In almost all modern embedded systems, memory is organized into bytes. CPUs, however, can also process data as 16- or 32-bit words. In this context, a decision needs to be made with regard to how the bytes in a word are stored in memory. There are two obvious options and a number of other variations. The property that describes this byte ordering is called "endianness" (or, sometimes, "endianity").
The two common forms of endianness are: least significant byte stored at lowest address ("little-endian") and most significant byte stored at lowest address ("big-endian"). There are other variations on byte ordering and even possibilities for how the bits are stored.
Broadly speaking, the endianness in use is determined by the CPU. Because there are a number of options, it is unsurprising that different semiconductor vendors have chosen different endianness for their CPUs. Intel CPUs have traditionally been little-endian; Freescale tended to favor big-endian. Most modern CPUs’ endianness can be swapped in software.

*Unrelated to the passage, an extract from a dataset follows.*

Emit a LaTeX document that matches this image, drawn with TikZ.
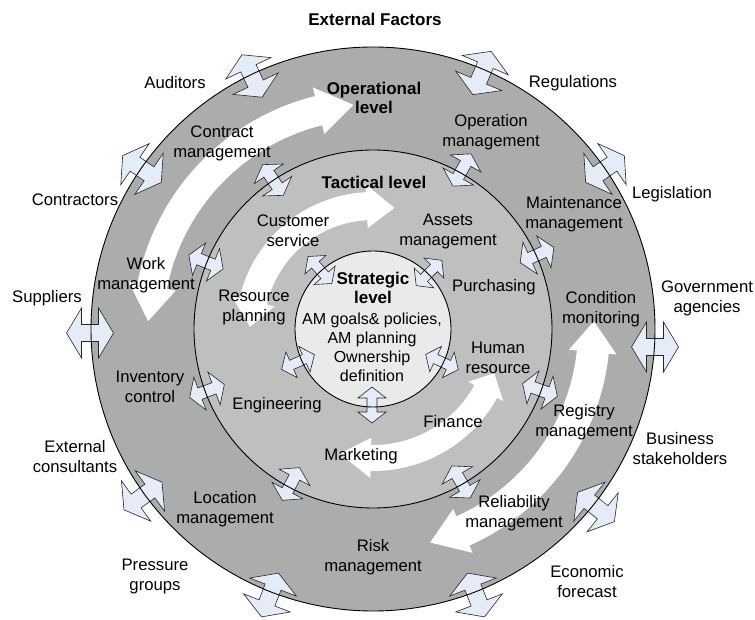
\documentclass[tikz,border=0pt]{standalone}
\usepackage{fontspec}
\setmainfont{Liberation Sans}
\definecolor{outerg}{RGB}{172,172,172}
\definecolor{midg}{RGB}{191,191,191}
\definecolor{inng}{RGB}{234,234,234}
\definecolor{arrfill}{RGB}{229,236,247}
\newcommand{\wharc}[7]{%
 \pgfmathsetmacro\wRa{#1+#4}\pgfmathsetmacro\wRb{#1-#4}%
 \pgfmathsetmacro\wHa{#1+#5}\pgfmathsetmacro\wHb{#1-#5}%
 \pgfmathsetmacro\wBa{#2-#6}\pgfmathsetmacro\wBb{#3+#7}%
 \fill[white] (#2:#1) -- (\wBa:\wHa) -- (\wBa:\wRa) arc[start angle=\wBa, end angle=\wBb, radius=\wRa] -- (\wBb:\wHa) -- (#3:#1) -- (\wBb:\wHb) -- (\wBb:\wRb) arc[start angle=\wBb, end angle=\wBa, radius=\wRb] -- (\wBa:\wHb) -- cycle;}
\tikzset{pics/dbl/.style args={#1/#2/#3/#4}{code={%
 \draw[arr] (-#1,0) -- ({-#1+#2},#3) -- ({-#1+#2},#4) -- ({#1-#2},#4) -- ({#1-#2},#3) -- (#1,0) -- ({#1-#2},-#3) -- ({#1-#2},-#4) -- ({-#1+#2},-#4) -- ({-#1+#2},-#3) -- cycle;}}}
\newcommand{\oarr}[3]{\pic[rotate=#3] at (#1,#2) {dbl=23.5/15/25/8.5};}
\newcommand{\marr}[3]{\pic[rotate=#3] at (#1,#2) {dbl=18.5/11/17.5/6};}
\newcommand{\iarr}[3]{\pic[rotate=#3] at (#1,#2) {dbl=18/11/14/5};}
\begin{document}
\begin{tikzpicture}[x=1pt,y=1pt,
  lbl/.style={font=\fontsize{16.7}{20}\selectfont, align=center, inner sep=0pt},
  blbl/.style={font=\fontsize{17}{19}\selectfont\bfseries, align=center, inner sep=0pt},
  arr/.style={draw=black!85, line width=0.6pt, fill=arrfill, line join=miter},
  ring/.style={draw=black, line width=0.9pt}]
\useasboundingbox (0,0) rectangle (755,619);
\coordinate (C) at (373,290);
\fill[outerg] (C) circle[radius=282];
\fill[midg] (C) circle[radius=179];
\fill[inng] (C) circle[radius=78];
% white circular arrows
\begin{scope}[shift={(373,290)}]
\wharc{225}{178}{95}{15}{24}{9}{9}
\wharc{123}{179}{80}{14}{22}{12}{13}
\wharc{129}{-20}{-105}{13}{20}{9}{14}
\wharc{221}{2}{-75}{16}{24}{8}{9}
\end{scope}
% outer arrows
\oarr{252}{543}{115.4}
\oarr{482}{546}{67.1}
\oarr{142}{450}{145.3}
\oarr{605}{450}{34.6}
\oarr{90}{286}{0}
\oarr{655}{272}{0}
\oarr{143}{123}{216}
\oarr{596}{112}{-38.6}
\oarr{270}{24}{248.8}
\oarr{476}{24}{291.2}
% middle arrows
\marr{273}{439}{123.9}
\marr{462}{449}{60.8}
\marr{206}{357}{158}
\marr{537}{364}{24.3}
\marr{207}{228}{200.5}
\marr{540}{229}{-20}
\marr{291}{135}{242}
\marr{461}{137}{300}
% inner arrows
\iarr{320}{349}{131.4}
\iarr{429}{346}{44.5}
\iarr{298}{257}{204}
\iarr{442}{257}{-25}
\iarr{372}{214}{270}
% ring outlines
\draw[ring] (C) circle[radius=282];
\draw[ring] (C) circle[radius=179];
\draw[ring] (C) circle[radius=78];
% labels
\node[blbl] (ext) at (375,600) {External Factors};
\node[blbl] (oplev) at (374,521) {Operational\\level};
\node[blbl] (taclev) at (374,437) {Tactical level};
\node[blbl] (strlev) at (373,331) {Strategic\\level};
\node[lbl,font=\fontsize{16}{19}\selectfont] (amg) at (372,272) {AM goals\& policies,\\AM planning\\Ownership\\definition};
\node[lbl] (aud) at (175,536) {Auditors};
\node[lbl] (reg) at (573,536) {Regulations};
\node[lbl] (conm) at (222,476) {Contract\\management};
\node[lbl] (opm) at (491,487) {Operation\\management};
\node[lbl] (contr) at (75,419) {Contractors};
\node[lbl] (legis) at (672,425) {Legislation};
\node[lbl] (cust) at (293,388) {Customer\\service};
\node[lbl] (assm) at (448,388) {Assets\\management};
\node[lbl] (maint) at (574,405) {Maintenance\\management};
\node[lbl] (work) at (146,344) {Work\\management};
\node[lbl] (supp) at (47,321) {Suppliers};
\node[lbl] (resp) at (254,312) {Resource\\planning};
\node[lbl] (purch) at (494,332) {Purchasing};
\node[lbl] (cond) at (601,310) {Condition\\monitoring};
\node[lbl] (gov) at (707,321) {Government\\agencies};
\node[lbl] (hum) at (498,261) {Human\\resource};
\node[lbl] (inv) at (150,232) {Inventory\\control};
\node[lbl] (eng) at (277,214) {Engineering};
\node[lbl] (fin) at (453,197) {Finance};
\node[lbl] (regm) at (584,197) {Registry\\management};
\node[lbl] (extc) at (75,162) {External\\consultants};
\node[lbl] (mark) at (361,163) {Marketing};
\node[lbl] (bus) at (680,170) {Business\\stakeholders};
\node[lbl] (loc) at (225,110) {Location\\management};
\node[lbl] (rel) at (514,106) {Reliability\\management};
\node[lbl] (risk) at (373,62) {Risk\\management};
\node[lbl] (press) at (155,43) {Pressure\\groups};
\node[lbl] (econ) at (587,37) {Economic\\forecast};
\end{tikzpicture}
\end{document}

The questions, from an embedded software engineer’s perspective, are, "Does endianness matter?" and, "If so, how much?"
There are broadly two circumstances when a software developer needs to think about endianness:
- Data transmitted over a communications link or network
- Data handled in multiple representations in software
The former situation is quite straightforward – simply a matter of following or defining a protocol. The latter is trickier and requires some thought.
Consider this code:
unsigned int n = 0x0a0b0c0d;
unsigned char c, d, *p;
c = (unsigned char) n;
p = (unsigned char *) &n;
d = *p;
What values would c and d contain at the end? Whatever the endianness, c should contain the value 0x0d. However, the value of d will depend on the endianness. On a little-endian system d will contain 0x0d; on big-endian it will have the value 0x0a. The same kind of effect would be observed if a union were to be made between n and, say, unsigned char a.
So, does this matter? All those years ago, it mattered to me! With care, however, most code may be written to be independent of endianness and I would contend that almost all well-written code would be like this. However, if you do build in an endianness dependency, as I needed to do, good documentation and commenting is essential.